Ela foi despejada, a pedido do
dono do imóvel, mas eu tive que acompanhar a triste cena, com presença de
policiais, zoonose e tal. Provisoriamente, a imobiliária guardou alguns móveis
de Celeuta em uma garagem na sede da empresa. Eu nunca pensei em acionar a colega
para recuperar parte do prejuízo, nem falei disso a estranhos, apesar de ouvir
insinuações maldosas sobre minha ingenuidade e quanto ao perfil da inquilina. E,
de fato, repito agora que não guardei
rancor. E encerro esta nota, com uma avalição sobre isso de acreditar.
Acreditar em pessoas e nos sonhos delas e nossos.

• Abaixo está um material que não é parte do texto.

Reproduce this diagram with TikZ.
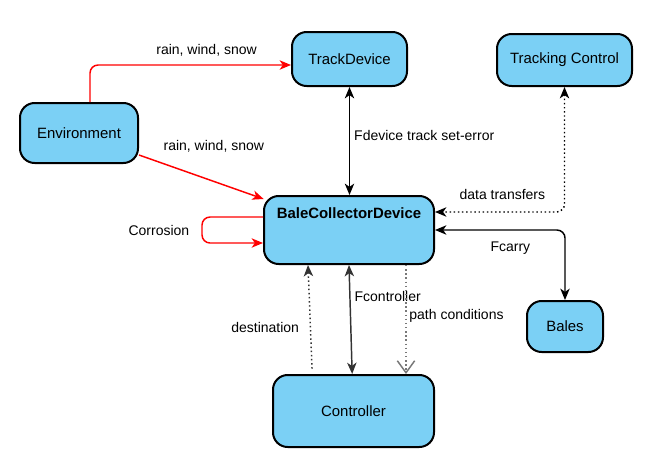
\documentclass[tikz,border=0pt]{standalone}
\usepackage{fontspec}
\setmainfont{Liberation Sans}
\usetikzlibrary{arrows.meta, positioning}

\definecolor{boxfill}{RGB}{123,208,245}
\definecolor{darkline}{RGB}{51,51,51}
\definecolor{lightline}{RGB}{120,120,120}

\tikzset{
  box/.style={draw=black, line width=1.5pt, fill=boxfill, rounded corners=11pt,
    font=\fontsize{11.2}{13}\selectfont, inner sep=0pt},
  boxsize/.style 2 args={minimum width={#1*0.75pt}, minimum height={#2*0.75pt}},
  tip/.style={-{Stealth[length=8.5pt, width=7pt, inset=2.4pt]}},
  tips/.style={{Stealth[length=8.5pt, width=7pt, inset=2.4pt]}-{Stealth[length=8.5pt, width=7pt, inset=2.4pt]}},
  redline/.style={draw=red, line width=1.1pt, rounded corners=6pt, tip},
  blackline/.style={draw=black, line width=1.1pt, rounded corners=6pt},
  greyline/.style={draw=darkline, line width=1.1pt},
  lbl/.style={font=\fontsize{10.5}{12}\selectfont, inner sep=1pt}
}

\begin{document}
\begin{tikzpicture}[x=0.75pt, y=-0.75pt]

    \useasboundingbox (0,0) rectangle (649,475);

    \node [box, boxsize={118}{60}] (env) at (79,133) {Environment};
    \node [box, boxsize={115}{54}] (track) at (349.5,59) {TrackDevice};
    \node [box, boxsize={135}{52}] (trackctl) at (564.5,60) {Tracking Control};
    \node [box, boxsize={170}{68},
      label={[anchor=center, yshift=-13.5pt, font=\fontsize{11.2}{13}\selectfont\bfseries]north:BaleCollectorDevice}]
      (bcd) at (349,230) {};
    \node [box, boxsize={76}{51}] (bales) at (565,326.5) {Bales};
    \node [box, boxsize={161}{72}] (ctrl) at (353.5,411) {Controller};

    % weather
    \draw [redline] ([xshift=8.25pt]env.north) |- ([yshift=-4.5pt]track.west)
      node [lbl, pos=0.79, yshift=11.25pt] {rain, wind, snow};
    \draw [redline] ([yshift=-16.5pt]env.east) -- ([xshift=0.5pt, yshift=-3pt]bcd.north west)
      node [lbl, pos=0.6, yshift=26pt] {rain, wind, snow};
    \draw [redline] ([yshift=9.75pt]bcd.west) -- ++(-61,0) |- ([yshift=-9.75pt]bcd.west)
      node [lbl, pos=0.25, left=8pt] {Corrosion};

    % device links
    \draw [blackline, tips] (track.south) -- (track.south |- bcd.north)
      node [lbl, pos=0.45, right=2pt] {Fdevice track set-error};
    \draw [blackline, tips, dotted] (trackctl.south) |- ([yshift=13.5pt]bcd.east)
      node [lbl, pos=0.74, yshift=13.5pt] {data transfers};
    \draw [blackline, tips] (bcd.east) -| (bales.north)
      node [lbl, pos=0.29, yshift=-13.5pt] {Fcarry};

    % controller links
    \draw [greyline, tips] (bcd.south) -- ([xshift=-1pt]ctrl.north)
      node [lbl, pos=0.29, right=2pt] {Fcontroller};
    \draw [greyline, tip, dotted] ([xshift=-31.1pt, yshift=4pt]ctrl.north) -- ([xshift=-30.75pt]bcd.south)
      node [lbl, pos=0.4, left=7pt] {destination};
    \draw [draw=lightline, line width=1.1pt, dotted, -{Straight Barb[length=9pt, width=13pt]}]
      ([xshift=42.75pt]bcd.south) -- ([xshift=42.75pt]bcd.south |- ctrl.north)
      node [lbl, pos=0.47, right=1pt] {path conditions};

\end{tikzpicture}
\end{document}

Em minhas aulas de Filosofia da
Ciência, gostava de uns textos iniciais em que se estabelecia uma comparação
entre ciência e senso-comum. Embora um certo Gunnar Myrdal, citado por Rubem
Alves, entendesse acertadamente que a ciência é apenas o senso-comum organizado
e refinado... sentíamos que faltava “sistematização” ao campo da não-ciência ou
pré-ciência. Ora, por minha dolorosa experiência, posso afirmar que erramos não
ao seguir as cartas e os signos do zodíaco, mas justamente por duvidar de suas
projeções. Nesse mundo de contingências, somos incapazes de atribuir valor de
verdade a simples enunciados com verbo no futuro ou mesmo sobre o conteúdo de
“outras mentes”. Diante desses gaps, saltamos, arriscamos.
Em 1988, uma aluna de nosso
primeiro curso de especialização em Filosofia examinou os traços de meu rosto –
não as linhas da mão – e disse: “você não terá lucro com negócios ligados à
terra”. E eis que eu perdi, poucos anos depois, a casa em que morava a família,
um lote, um veículo... e mais uns longos anos de trabalho. Ou seja, eu me igualei
com Celeuta, que também esperava “colher com a mão a pimenta e o sal”, cercados
de livros, carneiros e cabras. Parafraseando a figura aqui lembrada, uma semana
depois de seu falecimento: nós entramos numas de Zé Rodrix, Thoreau e
Hesíodo...regredindo ao caos original.
O filósofo que eu mais li, o
alemão Habermas, escreveu um texto para comemorar os 70 anos de Marcuse, no
agitado ano 1968. O título na tradução francesa torceu o original para “anti-hommage” e de fato o autor queria
mais era aproveitar a ocasião para fazer avançar a teoria crítica, como devia
esperar o velho guru da juventude engajada.
Eu fico imaginando, como fazem
todos e todas em torno da memória de Celeuta, que ela não aprovaria nem mesmo o
termo “homenagem”, que eu evitei até
aqui. Todavia, ela há de nos desculpar também pelas flores que enviamos para o
velório e pelas rezas que fizemos e faremos através das entidades de nossas
crenças e devoções. Pois, afinal, além de estarmos dispostos a “quebrar a
cara”, nós também mantemos esses vícios do ofício: o cachimbo que nos entorta a
boca e a especulação que sugere o éter e a transcendência.
Celeuta nos deixou com dezenas de
gatos magros e baitas dúvidas, neste mundo opaco, ingrato e cruel. Mas ela vive em nossas lembranças e decerto já
está contando causos para a Mãe lá em cima. E ouvindo os versos do Pai, recém traduzidos
para o latim, como parte do protocolo diplomático do além.